Each line of the material must be repeated precisely, with the pictures left out.

### [DATA EXCERPT]
_ _ _

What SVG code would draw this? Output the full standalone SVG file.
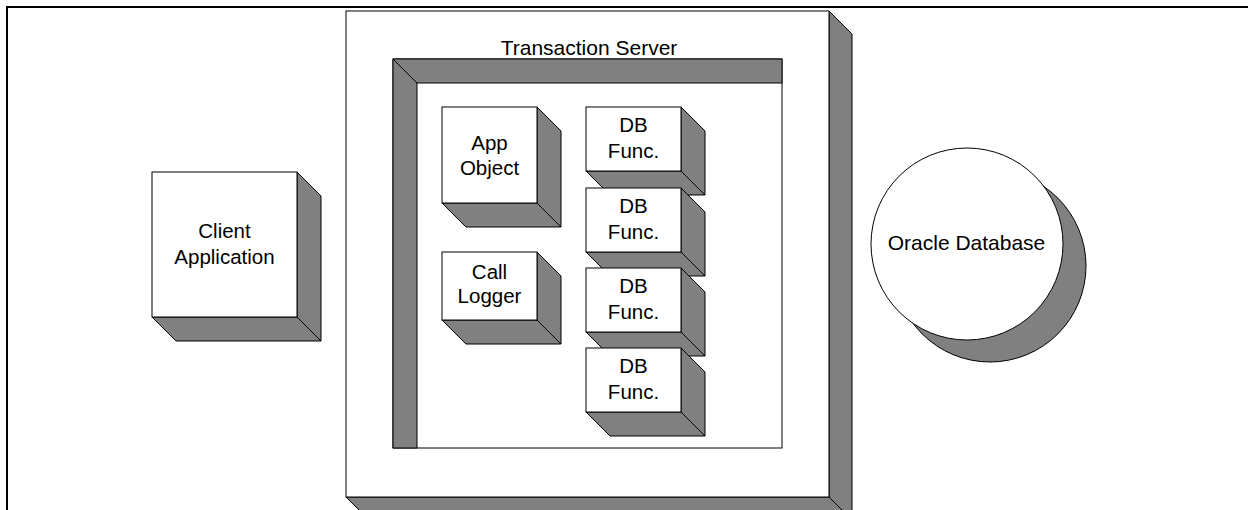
<svg xmlns="http://www.w3.org/2000/svg" width="1248" height="510" viewBox="0 0 1248 510">
<style>
.face{fill:#ffffff;stroke:#000000;stroke-width:1}
.shade{fill:#808080;stroke:#000000;stroke-width:1;stroke-linejoin:miter}
.edge{fill:none;stroke:#000000;stroke-width:1}
.lbl{font-family:"Liberation Sans",Arial,sans-serif;font-size:20.5px;fill:#000000;text-anchor:middle}
.big{font-size:21px}
</style>
<rect x="0" y="0" width="1248" height="510" fill="#ffffff"/>
<path d="M7,510 V7 H1248" fill="none" stroke="#000000" stroke-width="2"/>

<g id="transaction-server">
  <polygon class="shade" points="829,11 852,34 852,520 369,520 346,497 829,497"/>
  <line class="edge" x1="829" y1="497" x2="852" y2="520"/>
  <rect class="face" x="346" y="11" width="483" height="486"/>
  <text class="lbl big" x="589" y="55">Transaction Server</text>
</g>

<g id="container-frame">
  <rect class="face" x="393" y="59" width="389" height="389"/>
  <polygon class="shade" points="393,59 782,59 782,83 417,83 417,448 393,448"/>
  <line class="edge" x1="393" y1="59" x2="417" y2="83"/>
</g>

<g id="client-application">
  <polygon class="shade" points="297,172 321,196 321,341 176,341 152,317 297,317"/>
  <line class="edge" x1="297" y1="317" x2="321" y2="341"/>
  <rect class="face" x="152" y="172" width="145" height="145"/>
  <text class="lbl" x="224.5" y="238">Client</text>
  <text class="lbl" x="224.5" y="264">Application</text>
</g>

<g id="app-object">
  <polygon class="shade" points="537,107 561,131 561,227 466,227 442,203 537,203"/>
  <line class="edge" x1="537" y1="203" x2="561" y2="227"/>
  <rect class="face" x="442" y="107" width="95" height="96"/>
  <text class="lbl" x="489.5" y="150">App</text>
  <text class="lbl" x="489.5" y="175">Object</text>
</g>

<g id="call-logger">
  <polygon class="shade" points="537,252 561,276 561,344 466,344 442,320 537,320"/>
  <line class="edge" x1="537" y1="320" x2="561" y2="344"/>
  <rect class="face" x="442" y="252" width="95" height="68"/>
  <text class="lbl" x="489.5" y="279">Call</text>
  <text class="lbl" x="489.5" y="303">Logger</text>
</g>

<g id="db-func-1">
  <polygon class="shade" points="681,107 705,131 705,195 610,195 586,171 681,171"/>
  <line class="edge" x1="681" y1="171" x2="705" y2="195"/>
  <rect class="face" x="586" y="107" width="95" height="64"/>
  <text class="lbl" x="633.5" y="132">DB</text>
  <text class="lbl" x="633.5" y="158">Func.</text>
</g>

<g id="db-func-2">
  <polygon class="shade" points="681,188 705,212 705,276 610,276 586,252 681,252"/>
  <line class="edge" x1="681" y1="252" x2="705" y2="276"/>
  <rect class="face" x="586" y="188" width="95" height="64"/>
  <text class="lbl" x="633.5" y="213">DB</text>
  <text class="lbl" x="633.5" y="239">Func.</text>
</g>

<g id="db-func-3">
  <polygon class="shade" points="681,268 705,292 705,356 610,356 586,332 681,332"/>
  <line class="edge" x1="681" y1="332" x2="705" y2="356"/>
  <rect class="face" x="586" y="268" width="95" height="64"/>
  <text class="lbl" x="633.5" y="293">DB</text>
  <text class="lbl" x="633.5" y="319">Func.</text>
</g>

<g id="db-func-4">
  <polygon class="shade" points="681,348 705,372 705,436 610,436 586,412 681,412"/>
  <line class="edge" x1="681" y1="412" x2="705" y2="436"/>
  <rect class="face" x="586" y="348" width="95" height="64"/>
  <text class="lbl" x="633.5" y="373">DB</text>
  <text class="lbl" x="633.5" y="399">Func.</text>
</g>

<g id="oracle-database">
  <circle class="shade" cx="990" cy="266" r="96"/>
  <circle class="face" cx="967" cy="244" r="96"/>
  <text class="lbl big" x="966.5" y="250">Oracle Database</text>
</g>

<g id="connectors"></g>
</svg>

_ _ _

### [THE RESPONSE]
What SVG code would draw this? Output the full standalone SVG file.
<svg xmlns="http://www.w3.org/2000/svg" width="1248" height="510" viewBox="0 0 1248 510">
<style>
.face{fill:#ffffff;stroke:#000000;stroke-width:1}
.shade{fill:#808080;stroke:#000000;stroke-width:1;stroke-linejoin:miter}
.edge{fill:none;stroke:#000000;stroke-width:1}
.lbl{font-family:"Liberation Sans",Arial,sans-serif;font-size:20.5px;fill:#000000;text-anchor:middle}
.big{font-size:21px}
</style>
<rect x="0" y="0" width="1248" height="510" fill="#ffffff"/>
<path d="M7,510 V7 H1248" fill="none" stroke="#000000" stroke-width="2"/>

<g id="transaction-server">
  <polygon class="shade" points="829,11 852,34 852,520 369,520 346,497 829,497"/>
  <line class="edge" x1="829" y1="497" x2="852" y2="520"/>
  <rect class="face" x="346" y="11" width="483" height="486"/>
  <text class="lbl big" x="589" y="55">Transaction Server</text>
</g>

<g id="container-frame">
  <rect class="face" x="393" y="59" width="389" height="389"/>
  <polygon class="shade" points="393,59 782,59 782,83 417,83 417,448 393,448"/>
  <line class="edge" x1="393" y1="59" x2="417" y2="83"/>
</g>

<g id="client-application">
  <polygon class="shade" points="297,172 321,196 321,341 176,341 152,317 297,317"/>
  <line class="edge" x1="297" y1="317" x2="321" y2="341"/>
  <rect class="face" x="152" y="172" width="145" height="145"/>
  <text class="lbl" x="224.5" y="238">Client</text>
  <text class="lbl" x="224.5" y="264">Application</text>
</g>

<g id="app-object">
  <polygon class="shade" points="537,107 561,131 561,227 466,227 442,203 537,203"/>
  <line class="edge" x1="537" y1="203" x2="561" y2="227"/>
  <rect class="face" x="442" y="107" width="95" height="96"/>
  <text class="lbl" x="489.5" y="150">App</text>
  <text class="lbl" x="489.5" y="175">Object</text>
</g>

<g id="call-logger">
  <polygon class="shade" points="537,252 561,276 561,344 466,344 442,320 537,320"/>
  <line class="edge" x1="537" y1="320" x2="561" y2="344"/>
  <rect class="face" x="442" y="252" width="95" height="68"/>
  <text class="lbl" x="489.5" y="279">Call</text>
  <text class="lbl" x="489.5" y="303">Logger</text>
</g>

<g id="db-func-1">
  <polygon class="shade" points="681,107 705,131 705,195 610,195 586,171 681,171"/>
  <line class="edge" x1="681" y1="171" x2="705" y2="195"/>
  <rect class="face" x="586" y="107" width="95" height="64"/>
  <text class="lbl" x="633.5" y="132">DB</text>
  <text class="lbl" x="633.5" y="158">Func.</text>
</g>

<g id="db-func-2">
  <polygon class="shade" points="681,188 705,212 705,276 610,276 586,252 681,252"/>
  <line class="edge" x1="681" y1="252" x2="705" y2="276"/>
  <rect class="face" x="586" y="188" width="95" height="64"/>
  <text class="lbl" x="633.5" y="213">DB</text>
  <text class="lbl" x="633.5" y="239">Func.</text>
</g>

<g id="db-func-3">
  <polygon class="shade" points="681,268 705,292 705,356 610,356 586,332 681,332"/>
  <line class="edge" x1="681" y1="332" x2="705" y2="356"/>
  <rect class="face" x="586" y="268" width="95" height="64"/>
  <text class="lbl" x="633.5" y="293">DB</text>
  <text class="lbl" x="633.5" y="319">Func.</text>
</g>

<g id="db-func-4">
  <polygon class="shade" points="681,348 705,372 705,436 610,436 586,412 681,412"/>
  <line class="edge" x1="681" y1="412" x2="705" y2="436"/>
  <rect class="face" x="586" y="348" width="95" height="64"/>
  <text class="lbl" x="633.5" y="373">DB</text>
  <text class="lbl" x="633.5" y="399">Func.</text>
</g>

<g id="oracle-database">
  <circle class="shade" cx="990" cy="266" r="96"/>
  <circle class="face" cx="967" cy="244" r="96"/>
  <text class="lbl big" x="966.5" y="250">Oracle Database</text>
</g>

<g id="connectors"></g>
</svg>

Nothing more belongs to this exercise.